• _Given instruction_:
Take the lines of the data below from the very first through the line containing "import * as" and output them exactly, pictures excluded.

• _Data extract_:
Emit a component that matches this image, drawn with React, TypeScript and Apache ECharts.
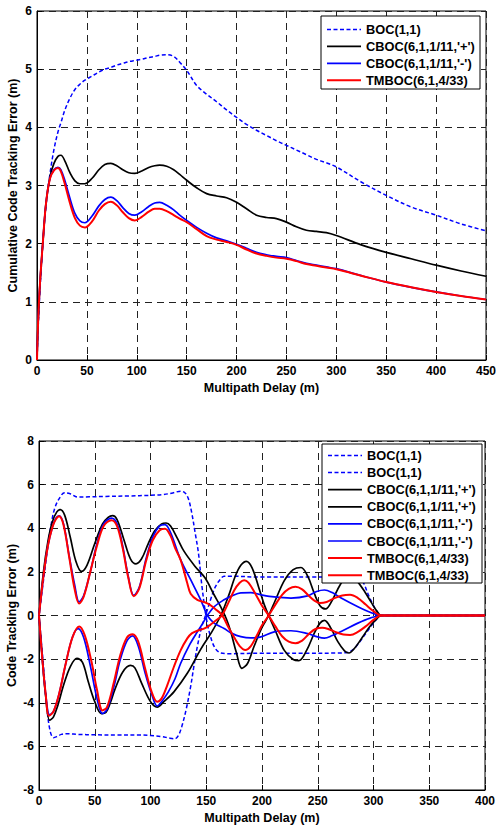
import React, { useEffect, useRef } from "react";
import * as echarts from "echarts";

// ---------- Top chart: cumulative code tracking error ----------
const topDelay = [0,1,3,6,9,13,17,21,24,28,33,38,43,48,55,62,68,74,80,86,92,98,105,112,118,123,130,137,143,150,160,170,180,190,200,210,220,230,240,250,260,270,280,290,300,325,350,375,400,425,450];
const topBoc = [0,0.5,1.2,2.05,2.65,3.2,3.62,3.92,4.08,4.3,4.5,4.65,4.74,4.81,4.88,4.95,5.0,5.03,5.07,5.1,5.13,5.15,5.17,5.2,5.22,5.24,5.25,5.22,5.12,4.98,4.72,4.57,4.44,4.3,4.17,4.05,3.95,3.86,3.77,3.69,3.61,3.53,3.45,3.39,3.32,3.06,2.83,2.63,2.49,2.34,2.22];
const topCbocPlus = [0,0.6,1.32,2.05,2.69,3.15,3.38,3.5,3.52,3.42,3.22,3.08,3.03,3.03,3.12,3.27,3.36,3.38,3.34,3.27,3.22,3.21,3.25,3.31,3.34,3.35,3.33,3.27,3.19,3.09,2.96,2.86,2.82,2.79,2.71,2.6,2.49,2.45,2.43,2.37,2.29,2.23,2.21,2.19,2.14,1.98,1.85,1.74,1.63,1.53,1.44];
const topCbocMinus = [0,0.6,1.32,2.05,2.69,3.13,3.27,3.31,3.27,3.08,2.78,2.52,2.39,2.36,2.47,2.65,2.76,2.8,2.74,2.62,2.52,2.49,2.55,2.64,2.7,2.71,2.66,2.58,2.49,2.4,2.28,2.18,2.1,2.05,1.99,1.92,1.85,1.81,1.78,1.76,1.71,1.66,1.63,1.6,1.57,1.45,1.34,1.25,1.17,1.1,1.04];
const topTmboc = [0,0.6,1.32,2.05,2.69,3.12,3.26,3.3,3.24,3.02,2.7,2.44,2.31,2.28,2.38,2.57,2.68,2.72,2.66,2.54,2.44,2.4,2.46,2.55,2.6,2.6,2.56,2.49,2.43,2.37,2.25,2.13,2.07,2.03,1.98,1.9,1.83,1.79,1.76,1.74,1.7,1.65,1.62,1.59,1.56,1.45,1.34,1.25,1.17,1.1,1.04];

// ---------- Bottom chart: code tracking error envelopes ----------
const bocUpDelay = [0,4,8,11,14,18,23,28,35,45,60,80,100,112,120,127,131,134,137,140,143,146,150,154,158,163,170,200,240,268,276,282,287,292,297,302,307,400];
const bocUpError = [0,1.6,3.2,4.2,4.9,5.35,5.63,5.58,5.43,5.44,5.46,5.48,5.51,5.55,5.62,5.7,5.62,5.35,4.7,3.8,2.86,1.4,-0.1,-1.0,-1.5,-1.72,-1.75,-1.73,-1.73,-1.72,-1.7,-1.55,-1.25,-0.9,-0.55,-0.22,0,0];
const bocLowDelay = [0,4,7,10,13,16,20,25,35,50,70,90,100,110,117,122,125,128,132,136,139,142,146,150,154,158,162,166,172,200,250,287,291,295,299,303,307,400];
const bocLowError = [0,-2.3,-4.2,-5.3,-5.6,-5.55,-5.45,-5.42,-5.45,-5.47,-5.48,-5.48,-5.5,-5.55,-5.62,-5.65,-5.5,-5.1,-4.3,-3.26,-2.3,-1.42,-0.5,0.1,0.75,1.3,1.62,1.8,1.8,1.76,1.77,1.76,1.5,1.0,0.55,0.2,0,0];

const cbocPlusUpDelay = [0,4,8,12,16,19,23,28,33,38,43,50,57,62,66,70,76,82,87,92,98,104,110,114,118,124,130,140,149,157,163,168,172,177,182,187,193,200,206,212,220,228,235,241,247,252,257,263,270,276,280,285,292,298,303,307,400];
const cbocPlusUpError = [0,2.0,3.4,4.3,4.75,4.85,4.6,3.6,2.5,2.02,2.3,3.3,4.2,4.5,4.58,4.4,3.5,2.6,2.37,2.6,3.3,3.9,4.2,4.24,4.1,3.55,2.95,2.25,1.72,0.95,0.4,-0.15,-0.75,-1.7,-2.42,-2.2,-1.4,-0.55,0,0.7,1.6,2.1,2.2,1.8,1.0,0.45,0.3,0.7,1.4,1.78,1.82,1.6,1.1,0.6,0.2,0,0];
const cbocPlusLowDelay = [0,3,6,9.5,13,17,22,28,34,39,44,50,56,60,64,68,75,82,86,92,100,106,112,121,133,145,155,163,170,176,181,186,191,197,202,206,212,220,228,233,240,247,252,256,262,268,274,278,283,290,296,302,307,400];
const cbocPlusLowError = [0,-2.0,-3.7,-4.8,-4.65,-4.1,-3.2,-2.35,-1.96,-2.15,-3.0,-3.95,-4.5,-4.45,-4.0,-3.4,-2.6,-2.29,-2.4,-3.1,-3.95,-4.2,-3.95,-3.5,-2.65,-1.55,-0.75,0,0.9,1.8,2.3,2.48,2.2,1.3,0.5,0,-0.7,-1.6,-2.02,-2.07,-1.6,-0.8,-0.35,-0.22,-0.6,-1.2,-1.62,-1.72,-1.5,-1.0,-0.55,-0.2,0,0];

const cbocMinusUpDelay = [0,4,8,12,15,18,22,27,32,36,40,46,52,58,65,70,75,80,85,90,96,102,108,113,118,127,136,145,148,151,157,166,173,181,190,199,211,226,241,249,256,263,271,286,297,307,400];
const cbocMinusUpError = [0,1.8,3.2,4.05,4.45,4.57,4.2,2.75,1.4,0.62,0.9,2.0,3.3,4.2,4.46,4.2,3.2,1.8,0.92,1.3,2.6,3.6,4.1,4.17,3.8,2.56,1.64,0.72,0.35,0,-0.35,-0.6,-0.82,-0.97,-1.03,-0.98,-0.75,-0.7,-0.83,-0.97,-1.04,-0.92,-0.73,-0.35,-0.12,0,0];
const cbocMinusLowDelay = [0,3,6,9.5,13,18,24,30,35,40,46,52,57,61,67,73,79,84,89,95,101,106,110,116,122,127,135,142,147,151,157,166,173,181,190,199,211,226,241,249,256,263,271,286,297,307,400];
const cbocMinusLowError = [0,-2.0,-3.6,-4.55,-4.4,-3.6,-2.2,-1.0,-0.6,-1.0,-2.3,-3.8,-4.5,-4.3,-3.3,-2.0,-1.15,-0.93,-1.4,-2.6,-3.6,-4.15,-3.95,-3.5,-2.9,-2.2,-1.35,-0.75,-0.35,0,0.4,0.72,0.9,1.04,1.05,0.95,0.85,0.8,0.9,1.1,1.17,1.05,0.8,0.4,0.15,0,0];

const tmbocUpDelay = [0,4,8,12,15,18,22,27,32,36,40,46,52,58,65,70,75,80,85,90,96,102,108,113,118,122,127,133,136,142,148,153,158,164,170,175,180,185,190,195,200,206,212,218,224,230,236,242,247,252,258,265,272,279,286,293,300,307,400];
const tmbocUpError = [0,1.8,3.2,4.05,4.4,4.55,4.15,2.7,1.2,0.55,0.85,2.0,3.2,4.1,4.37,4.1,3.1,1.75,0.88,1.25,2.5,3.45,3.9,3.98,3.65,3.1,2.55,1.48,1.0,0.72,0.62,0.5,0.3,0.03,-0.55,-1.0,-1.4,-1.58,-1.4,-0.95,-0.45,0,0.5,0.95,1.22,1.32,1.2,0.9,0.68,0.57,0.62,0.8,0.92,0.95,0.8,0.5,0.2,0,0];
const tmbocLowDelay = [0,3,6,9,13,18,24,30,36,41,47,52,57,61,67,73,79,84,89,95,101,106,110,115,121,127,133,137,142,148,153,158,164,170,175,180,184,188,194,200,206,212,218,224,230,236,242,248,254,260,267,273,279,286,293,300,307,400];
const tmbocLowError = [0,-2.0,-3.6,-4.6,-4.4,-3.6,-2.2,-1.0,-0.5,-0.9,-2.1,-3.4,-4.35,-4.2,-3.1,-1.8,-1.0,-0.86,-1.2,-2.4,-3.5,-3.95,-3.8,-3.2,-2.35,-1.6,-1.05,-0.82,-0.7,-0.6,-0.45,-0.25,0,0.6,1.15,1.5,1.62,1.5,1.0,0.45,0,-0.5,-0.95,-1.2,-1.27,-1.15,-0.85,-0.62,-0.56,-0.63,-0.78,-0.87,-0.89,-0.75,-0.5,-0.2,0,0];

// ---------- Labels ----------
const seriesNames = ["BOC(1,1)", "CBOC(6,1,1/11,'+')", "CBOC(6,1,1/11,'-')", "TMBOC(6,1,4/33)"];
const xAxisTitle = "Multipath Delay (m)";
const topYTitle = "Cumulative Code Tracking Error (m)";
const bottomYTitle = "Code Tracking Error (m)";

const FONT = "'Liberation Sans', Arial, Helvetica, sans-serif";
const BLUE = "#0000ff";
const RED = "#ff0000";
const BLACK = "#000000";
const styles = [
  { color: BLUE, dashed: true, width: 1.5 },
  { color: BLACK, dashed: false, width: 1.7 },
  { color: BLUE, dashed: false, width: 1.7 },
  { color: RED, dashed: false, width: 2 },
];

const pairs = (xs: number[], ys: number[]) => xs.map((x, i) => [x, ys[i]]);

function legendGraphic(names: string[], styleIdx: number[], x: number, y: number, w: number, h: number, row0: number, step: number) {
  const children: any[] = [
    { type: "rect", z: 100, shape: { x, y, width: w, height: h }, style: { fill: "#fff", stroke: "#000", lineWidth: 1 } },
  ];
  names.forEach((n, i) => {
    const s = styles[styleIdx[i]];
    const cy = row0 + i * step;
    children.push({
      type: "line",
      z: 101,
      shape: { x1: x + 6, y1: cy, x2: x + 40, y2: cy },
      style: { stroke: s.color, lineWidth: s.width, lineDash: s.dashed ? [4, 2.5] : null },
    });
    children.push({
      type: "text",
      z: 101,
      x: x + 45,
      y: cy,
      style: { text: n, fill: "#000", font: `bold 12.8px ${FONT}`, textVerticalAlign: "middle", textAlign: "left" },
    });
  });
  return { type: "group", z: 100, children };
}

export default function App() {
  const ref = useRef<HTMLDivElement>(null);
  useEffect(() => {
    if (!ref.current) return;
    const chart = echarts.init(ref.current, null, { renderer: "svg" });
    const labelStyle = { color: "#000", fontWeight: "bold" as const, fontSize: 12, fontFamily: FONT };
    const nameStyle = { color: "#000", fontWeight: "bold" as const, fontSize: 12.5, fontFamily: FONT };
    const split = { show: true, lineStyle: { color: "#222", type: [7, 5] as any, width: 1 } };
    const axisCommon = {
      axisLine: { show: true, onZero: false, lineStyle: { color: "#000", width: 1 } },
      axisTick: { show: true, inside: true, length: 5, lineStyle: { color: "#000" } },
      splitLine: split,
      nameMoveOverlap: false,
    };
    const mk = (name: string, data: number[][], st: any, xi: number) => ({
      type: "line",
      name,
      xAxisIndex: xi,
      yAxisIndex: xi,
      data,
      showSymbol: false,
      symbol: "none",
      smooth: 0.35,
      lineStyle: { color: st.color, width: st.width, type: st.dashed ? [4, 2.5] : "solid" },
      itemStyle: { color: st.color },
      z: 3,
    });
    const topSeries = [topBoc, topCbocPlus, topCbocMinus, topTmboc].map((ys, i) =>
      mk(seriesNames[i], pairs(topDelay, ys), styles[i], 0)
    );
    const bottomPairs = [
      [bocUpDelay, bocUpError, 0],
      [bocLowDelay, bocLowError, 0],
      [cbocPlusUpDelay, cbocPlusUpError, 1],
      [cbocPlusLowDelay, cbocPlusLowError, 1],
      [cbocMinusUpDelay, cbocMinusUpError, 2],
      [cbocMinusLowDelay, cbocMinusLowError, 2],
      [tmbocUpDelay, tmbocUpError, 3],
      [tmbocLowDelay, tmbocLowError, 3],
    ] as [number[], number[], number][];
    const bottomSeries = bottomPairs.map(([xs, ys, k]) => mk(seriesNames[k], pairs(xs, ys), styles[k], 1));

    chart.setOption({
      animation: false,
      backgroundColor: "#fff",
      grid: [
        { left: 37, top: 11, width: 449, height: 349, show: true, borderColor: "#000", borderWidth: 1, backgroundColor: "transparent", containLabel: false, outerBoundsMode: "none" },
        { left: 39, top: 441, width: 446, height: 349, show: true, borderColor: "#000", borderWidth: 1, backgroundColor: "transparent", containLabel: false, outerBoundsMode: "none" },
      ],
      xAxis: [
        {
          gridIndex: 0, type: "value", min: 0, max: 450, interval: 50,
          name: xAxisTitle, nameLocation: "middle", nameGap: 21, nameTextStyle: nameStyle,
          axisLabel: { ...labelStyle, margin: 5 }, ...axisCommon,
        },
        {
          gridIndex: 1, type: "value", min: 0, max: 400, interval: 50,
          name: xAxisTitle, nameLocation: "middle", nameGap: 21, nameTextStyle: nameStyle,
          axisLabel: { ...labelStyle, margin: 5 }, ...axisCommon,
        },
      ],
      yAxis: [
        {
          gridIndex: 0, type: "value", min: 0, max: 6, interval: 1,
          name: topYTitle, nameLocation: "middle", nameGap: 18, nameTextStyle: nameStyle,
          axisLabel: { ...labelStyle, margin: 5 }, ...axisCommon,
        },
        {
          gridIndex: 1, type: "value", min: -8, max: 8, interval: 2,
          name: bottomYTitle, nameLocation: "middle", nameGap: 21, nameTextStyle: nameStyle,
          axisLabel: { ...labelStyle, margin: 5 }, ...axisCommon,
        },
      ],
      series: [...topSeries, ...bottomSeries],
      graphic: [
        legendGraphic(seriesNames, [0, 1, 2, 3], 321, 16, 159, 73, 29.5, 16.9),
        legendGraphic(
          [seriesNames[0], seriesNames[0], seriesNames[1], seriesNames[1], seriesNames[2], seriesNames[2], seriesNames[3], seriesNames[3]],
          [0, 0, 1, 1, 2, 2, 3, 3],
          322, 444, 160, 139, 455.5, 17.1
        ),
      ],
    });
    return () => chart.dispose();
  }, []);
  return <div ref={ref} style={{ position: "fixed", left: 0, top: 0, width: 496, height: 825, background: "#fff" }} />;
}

• _Task answer_:
Emit a component that matches this image, drawn with React, TypeScript and Apache ECharts.
import React, { useEffect, useRef } from "react";
import * as echarts from "echarts";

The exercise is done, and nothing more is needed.